Thanks for the replies. I am very happy that I found this place
I don't know what my comfort level is. As for my boundaries that is a line that has changed quite a bit these last 9 months. He is my best friend, I like him for who he is, but he is not my type and I don't find him sexually attractive (although he is very adorable and super funny). My mom likes him enough that he is even allowed in my bedroom, although it's probably because she knows that nothing would happen between us.
We have a close enough "friends" relationship that I went right to him right after I lost my virginity, and I had no problem crying with him and talking about it. I like the relationship that we have because he is different, he is not the normal boy in class, and I love him for it.
The sex we had a couple week ago was extremely basic penis/vagina stuff, no foreplay and no kissing and he didn't even want to see me naked. He was just curious and wanted to know what it was like. I did not feel obligated to do it, I found it funny that he asked, and I had no problem doing it with him, but I was thinking it was just a one time thing.
I think what I want to do is try it and see, but we are going to have a big talk about this before we do it! I guess he is curious and I am curious just as much but for different reasons? Or maybe I am just curious because he is?
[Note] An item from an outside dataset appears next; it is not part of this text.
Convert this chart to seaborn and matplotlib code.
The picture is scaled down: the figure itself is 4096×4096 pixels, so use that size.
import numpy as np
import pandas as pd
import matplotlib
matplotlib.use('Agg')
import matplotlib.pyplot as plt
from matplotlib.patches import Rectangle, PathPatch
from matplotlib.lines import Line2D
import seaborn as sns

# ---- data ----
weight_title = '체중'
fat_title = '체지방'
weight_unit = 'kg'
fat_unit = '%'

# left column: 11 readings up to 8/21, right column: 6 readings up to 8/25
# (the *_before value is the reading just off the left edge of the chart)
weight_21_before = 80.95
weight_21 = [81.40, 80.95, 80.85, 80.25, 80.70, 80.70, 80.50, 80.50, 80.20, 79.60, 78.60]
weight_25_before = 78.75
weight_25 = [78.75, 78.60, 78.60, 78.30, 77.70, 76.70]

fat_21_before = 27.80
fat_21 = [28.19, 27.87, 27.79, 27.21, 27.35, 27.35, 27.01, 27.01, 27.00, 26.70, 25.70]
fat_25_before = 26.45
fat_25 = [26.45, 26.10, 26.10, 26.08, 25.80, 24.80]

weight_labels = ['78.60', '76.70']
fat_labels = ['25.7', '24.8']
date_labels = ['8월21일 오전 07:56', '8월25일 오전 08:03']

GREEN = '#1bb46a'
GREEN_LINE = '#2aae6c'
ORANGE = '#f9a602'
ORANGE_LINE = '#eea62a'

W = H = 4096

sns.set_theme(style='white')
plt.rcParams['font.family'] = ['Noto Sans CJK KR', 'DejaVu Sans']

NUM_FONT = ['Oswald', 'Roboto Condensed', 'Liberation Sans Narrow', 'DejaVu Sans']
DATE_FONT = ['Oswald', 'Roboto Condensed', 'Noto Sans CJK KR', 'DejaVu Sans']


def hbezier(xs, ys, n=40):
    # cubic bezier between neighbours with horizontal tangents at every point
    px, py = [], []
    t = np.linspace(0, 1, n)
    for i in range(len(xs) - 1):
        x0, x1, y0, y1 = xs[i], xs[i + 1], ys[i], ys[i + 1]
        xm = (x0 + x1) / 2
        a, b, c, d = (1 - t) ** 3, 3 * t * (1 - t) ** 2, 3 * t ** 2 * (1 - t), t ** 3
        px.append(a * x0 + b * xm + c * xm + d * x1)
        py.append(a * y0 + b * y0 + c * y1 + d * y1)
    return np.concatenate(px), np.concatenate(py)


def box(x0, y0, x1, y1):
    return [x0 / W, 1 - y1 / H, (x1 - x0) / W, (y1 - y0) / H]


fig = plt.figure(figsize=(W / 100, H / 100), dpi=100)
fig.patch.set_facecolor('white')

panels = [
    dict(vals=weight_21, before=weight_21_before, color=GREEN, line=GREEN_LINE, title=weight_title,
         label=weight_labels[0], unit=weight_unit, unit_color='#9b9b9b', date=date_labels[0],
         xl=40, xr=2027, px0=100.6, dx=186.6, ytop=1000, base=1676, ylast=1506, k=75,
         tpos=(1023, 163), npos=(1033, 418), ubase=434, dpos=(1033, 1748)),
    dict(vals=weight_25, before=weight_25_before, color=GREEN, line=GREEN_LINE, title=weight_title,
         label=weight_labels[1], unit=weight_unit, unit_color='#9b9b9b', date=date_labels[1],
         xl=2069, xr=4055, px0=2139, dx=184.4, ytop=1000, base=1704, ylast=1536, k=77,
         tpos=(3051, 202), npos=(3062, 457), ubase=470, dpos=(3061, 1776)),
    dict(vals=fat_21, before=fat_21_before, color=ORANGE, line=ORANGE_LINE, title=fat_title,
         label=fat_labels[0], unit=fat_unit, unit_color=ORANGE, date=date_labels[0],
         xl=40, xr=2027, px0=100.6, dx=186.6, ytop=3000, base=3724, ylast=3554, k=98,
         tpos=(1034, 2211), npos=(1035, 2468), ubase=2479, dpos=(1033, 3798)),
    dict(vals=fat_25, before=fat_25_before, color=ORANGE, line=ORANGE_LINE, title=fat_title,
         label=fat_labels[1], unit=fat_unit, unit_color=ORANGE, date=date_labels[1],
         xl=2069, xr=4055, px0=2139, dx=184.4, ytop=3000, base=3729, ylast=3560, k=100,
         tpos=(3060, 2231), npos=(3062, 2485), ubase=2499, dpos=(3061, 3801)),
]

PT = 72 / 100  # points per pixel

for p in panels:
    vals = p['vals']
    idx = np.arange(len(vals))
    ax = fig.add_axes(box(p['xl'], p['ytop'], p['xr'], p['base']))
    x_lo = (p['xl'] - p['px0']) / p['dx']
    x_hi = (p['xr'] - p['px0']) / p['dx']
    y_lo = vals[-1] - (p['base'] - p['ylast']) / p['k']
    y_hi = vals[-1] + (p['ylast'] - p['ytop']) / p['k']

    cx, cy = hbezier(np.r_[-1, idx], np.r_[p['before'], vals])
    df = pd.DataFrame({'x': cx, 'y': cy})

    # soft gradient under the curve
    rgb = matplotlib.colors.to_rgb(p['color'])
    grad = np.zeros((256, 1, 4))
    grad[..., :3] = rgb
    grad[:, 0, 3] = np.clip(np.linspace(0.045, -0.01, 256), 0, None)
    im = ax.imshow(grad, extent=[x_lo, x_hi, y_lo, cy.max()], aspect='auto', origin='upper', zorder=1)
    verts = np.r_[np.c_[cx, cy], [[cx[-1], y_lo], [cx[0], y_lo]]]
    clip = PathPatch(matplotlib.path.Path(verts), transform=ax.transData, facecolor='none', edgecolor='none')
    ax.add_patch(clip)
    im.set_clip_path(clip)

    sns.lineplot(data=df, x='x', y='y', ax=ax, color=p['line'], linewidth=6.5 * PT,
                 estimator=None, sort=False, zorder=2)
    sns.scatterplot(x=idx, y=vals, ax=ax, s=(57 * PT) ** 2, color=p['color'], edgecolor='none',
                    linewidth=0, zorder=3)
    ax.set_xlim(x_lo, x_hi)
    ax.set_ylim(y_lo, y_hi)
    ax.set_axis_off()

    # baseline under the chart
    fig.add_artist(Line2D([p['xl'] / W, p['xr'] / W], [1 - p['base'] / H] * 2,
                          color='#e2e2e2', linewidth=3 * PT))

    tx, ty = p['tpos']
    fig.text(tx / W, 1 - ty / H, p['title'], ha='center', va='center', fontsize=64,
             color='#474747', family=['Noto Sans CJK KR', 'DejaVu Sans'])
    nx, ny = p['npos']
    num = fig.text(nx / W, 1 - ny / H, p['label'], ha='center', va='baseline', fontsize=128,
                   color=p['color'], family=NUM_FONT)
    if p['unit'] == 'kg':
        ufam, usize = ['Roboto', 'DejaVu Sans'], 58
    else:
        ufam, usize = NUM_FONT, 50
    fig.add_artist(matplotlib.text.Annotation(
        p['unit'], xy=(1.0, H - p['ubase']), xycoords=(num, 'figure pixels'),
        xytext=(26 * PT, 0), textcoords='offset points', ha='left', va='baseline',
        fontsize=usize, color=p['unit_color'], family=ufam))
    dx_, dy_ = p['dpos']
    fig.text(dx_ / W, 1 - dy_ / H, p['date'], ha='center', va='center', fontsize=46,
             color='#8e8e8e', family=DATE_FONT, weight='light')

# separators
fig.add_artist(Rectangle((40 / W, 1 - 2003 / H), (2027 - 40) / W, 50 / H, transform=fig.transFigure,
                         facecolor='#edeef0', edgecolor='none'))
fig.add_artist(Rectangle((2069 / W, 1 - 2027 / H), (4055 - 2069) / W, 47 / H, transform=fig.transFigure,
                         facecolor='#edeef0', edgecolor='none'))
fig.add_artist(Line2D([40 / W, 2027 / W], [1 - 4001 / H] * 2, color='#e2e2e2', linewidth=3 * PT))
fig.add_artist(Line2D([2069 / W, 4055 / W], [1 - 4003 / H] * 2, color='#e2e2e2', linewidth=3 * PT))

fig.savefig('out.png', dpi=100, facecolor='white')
I still don't understand why he is becoming somebody else with me, that is the one big question I have. I don't understand what he wants out of this, that is my other big question. Isn't he asking me to somewhat change my sexual orientation? Or maybe I could say that this is just fun and games between us and nothing more?
Should I ask him if he wants to be nonbinary? And how does that work? Is he a guy who likes guys one time and a guy that now likes girls the next? Or should I call him a they and let him see if they likes to be with a girl? But am I a nonbinary when I has sex with him? I am laughing with confusion btw, lol!
I did text him back and told him that we can talk about this and see what happens. I don't want to be in a rush about something like this.